======== SOURCE DATA
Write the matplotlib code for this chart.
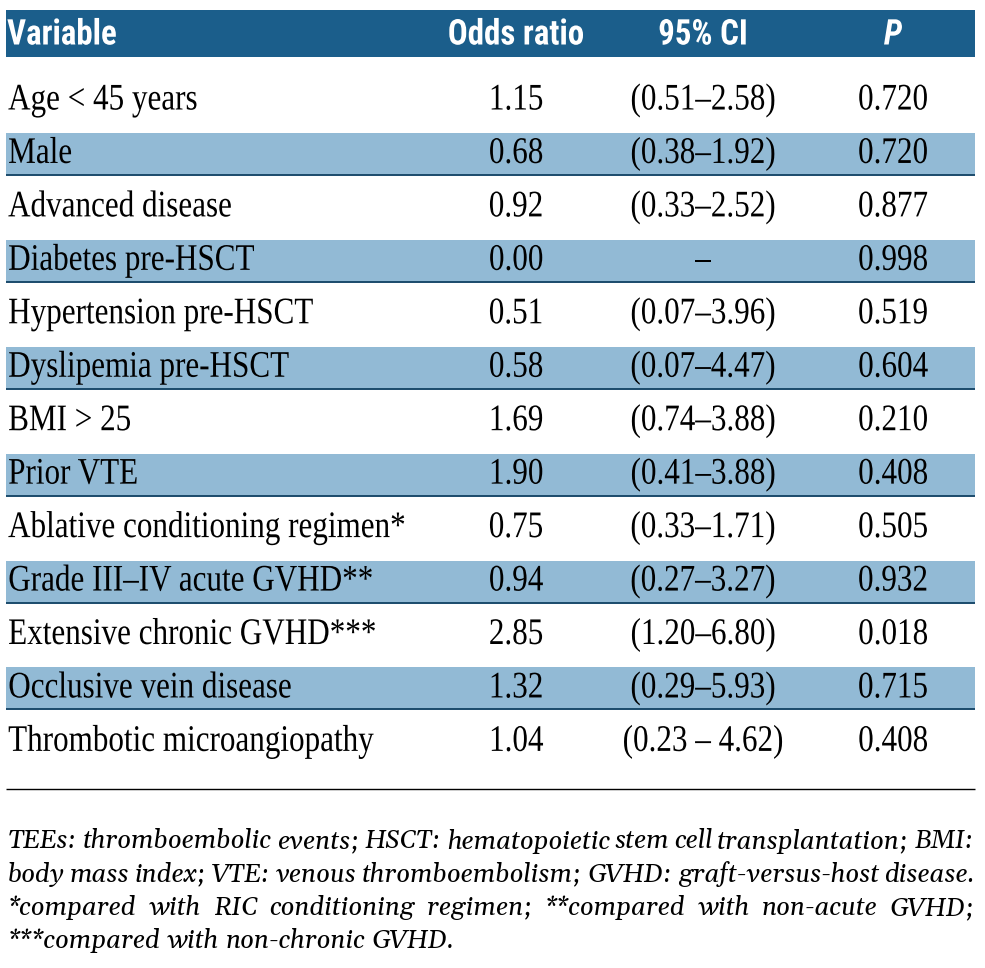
import matplotlib
matplotlib.use("Agg")
import matplotlib.pyplot as plt
from matplotlib import patheffects as pe
from matplotlib.patches import Rectangle
from matplotlib.transforms import Affine2D

# ---------------- data ----------------
headers = ["Variable", "Odds ratio", "95% CI", "P"]
variables = [
    "Age < 45 years", "Male", "Advanced disease", "Diabetes pre-HSCT",
    "Hypertension pre-HSCT", "Dyslipemia pre-HSCT", "BMI > 25", "Prior VTE",
    "Ablative conditioning regimen*", "Grade III\u2013IV acute GVHD**",
    "Extensive chronic GVHD***", "Occlusive vein disease",
    "Thrombotic microangiopathy",
]
odds_ratio = ["1.15", "0.68", "0.92", "0.00", "0.51", "0.58", "1.69", "1.90",
              "0.75", "0.94", "2.85", "1.32", "1.04"]
ci_95 = ["(0.51\u20132.58)", "(0.38\u20131.92)", "(0.33\u20132.52)", "\u2013",
         "(0.07\u20133.96)", "(0.07\u20134.47)", "(0.74\u20133.88)", "(0.41\u20133.88)",
         "(0.33\u20131.71)", "(0.27\u20133.27)", "(1.20\u20136.80)", "(0.29\u20135.93)",
         "(0.23 \u2013 4.62)"]
p_values = ["0.720", "0.720", "0.877", "0.998", "0.519", "0.604", "0.210",
            "0.408", "0.505", "0.932", "0.018", "0.715", "0.408"]
footnote_lines = [
    "TEEs: thromboembolic events; HSCT: hematopoietic stem cell transplantation; BMI:",
    "body mass index; VTE: venous thromboembolism; GVHD: graft-versus-host disease.",
    "*compared with RIC conditioning regimen; **compared with non-acute GVHD;",
    "***compared with non-chronic GVHD.",
]

# ---------------- style ----------------
W, H = 985, 968
HEADER_C = "#1b5e8b"
BAND_C = "#92bad5"
BAND_LINE_C = "#1a4a6b"
X0, X1 = 6, 975
COL_X = [8, 516, 703, 893]
COL_HA = ["left", "center", "center", "center"]
HEAD_TOP, HEAD_BOT, HEAD_BASE = 10, 56.5, 44.5
ROW_BASE0, ROW_STEP = 109.5, 53.45
BODY_FONT = ["Liberation Serif", "DejaVu Serif"]
HEAD_FONT = ["Roboto Condensed", "DejaVu Sans"]
NOTE_FONT = ["Gelasio", "Liberation Serif", "DejaVu Serif"]
NOTE_SIZE = 18.5


class HScale(pe.AbstractPathEffect):
    """Horizontally condense glyph outlines around an anchor (keeps real text)."""

    def __init__(self, sx, anchor="left"):
        super().__init__()
        self.sx = sx
        self.anchor = anchor

    def draw_path(self, renderer, gc, tpath, affine, rgbFace=None):
        bb = tpath.get_extents(affine)
        a = {"left": bb.x0, "center": 0.5 * (bb.x0 + bb.x1), "right": bb.x1}[self.anchor]
        t = affine + Affine2D().translate(-a, 0).scale(self.sx, 1).translate(a, 0)
        renderer.draw_path(gc, tpath, t, rgbFace)


fig = plt.figure(figsize=(W / 100, H / 100), dpi=100)
ax = fig.add_axes([0, 0, 1, 1])
ax.set_xlim(0, W)
ax.set_ylim(H, 0)
ax.axis("off")

# header
ax.add_patch(Rectangle((X0, HEAD_TOP), X1 - X0, HEAD_BOT - HEAD_TOP,
                       facecolor=HEADER_C, edgecolor="none"))
for j, h in enumerate(headers):
    ax.text(COL_X[j] - (1 if j == 0 else 0), HEAD_BASE, h, ha=COL_HA[j], va="baseline",
            color="white", fontsize=25.5, fontweight="heavy",
            fontstyle="italic" if h == "P" else "normal",
            family=HEAD_FONT,
            path_effects=[HScale(0.93, COL_HA[j])])

# rows
columns = [variables, odds_ratio, ci_95, p_values]
for i in range(len(variables)):
    base = ROW_BASE0 + i * ROW_STEP
    if i % 2 == 1:
        top, bot = base - 30, base + 12
        ax.add_patch(Rectangle((X0, top), X1 - X0, bot - top,
                               facecolor=BAND_C, edgecolor="none"))
        ax.plot([X0, X1], [bot, bot], color=BAND_LINE_C, lw=1.4,
                solid_capstyle="butt")
    for j, col in enumerate(columns):
        ax.text(COL_X[j], base, col[i], ha=COL_HA[j], va="baseline",
                color="black", fontsize=27, family=BODY_FONT,
                path_effects=[HScale(0.83, COL_HA[j])])

# rule above footnote
rule_y = ROW_BASE0 + len(variables) * ROW_STEP - 15
ax.plot([X0, X1], [rule_y, rule_y], color="black", lw=1.0, solid_capstyle="butt")

# justified footnote
renderer = fig.canvas.get_renderer()
note_base0, note_step = 848.5, 33.3
for k, line in enumerate(footnote_lines):
    yb = note_base0 + k * note_step
    words = line.split(" ")
    texts = [ax.text(0, yb, w, ha="left", va="baseline", fontsize=NOTE_SIZE,
                     style="italic", family=NOTE_FONT, color="black")
             for w in words]
    widths = [t.get_window_extent(renderer).width for t in texts]
    justify = k < len(footnote_lines) - 1 and len(words) > 1
    if justify:
        gap = ((X1 - 8) - sum(widths)) / (len(words) - 1)
    else:
        sp = ax.text(0, yb, "a a", fontsize=NOTE_SIZE, style="italic", family=NOTE_FONT)
        sp2 = ax.text(0, yb, "aa", fontsize=NOTE_SIZE, style="italic", family=NOTE_FONT)
        gap = sp.get_window_extent(renderer).width - sp2.get_window_extent(renderer).width
        sp.remove()
        sp2.remove()
    x = 8
    for t, w in zip(texts, widths):
        t.set_x(x)
        x += w + gap

fig.savefig("out.png", dpi=100)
================
Restate exactly, please, only the lines between the start of the data and the line containing "from matplotlib.transforms import Affine2D", both ends included, skipping the pictures.

**FINAL RESULT:**
Write the matplotlib code for this chart.
import matplotlib
matplotlib.use("Agg")
import matplotlib.pyplot as plt
from matplotlib import patheffects as pe
from matplotlib.patches import Rectangle
from matplotlib.transforms import Affine2D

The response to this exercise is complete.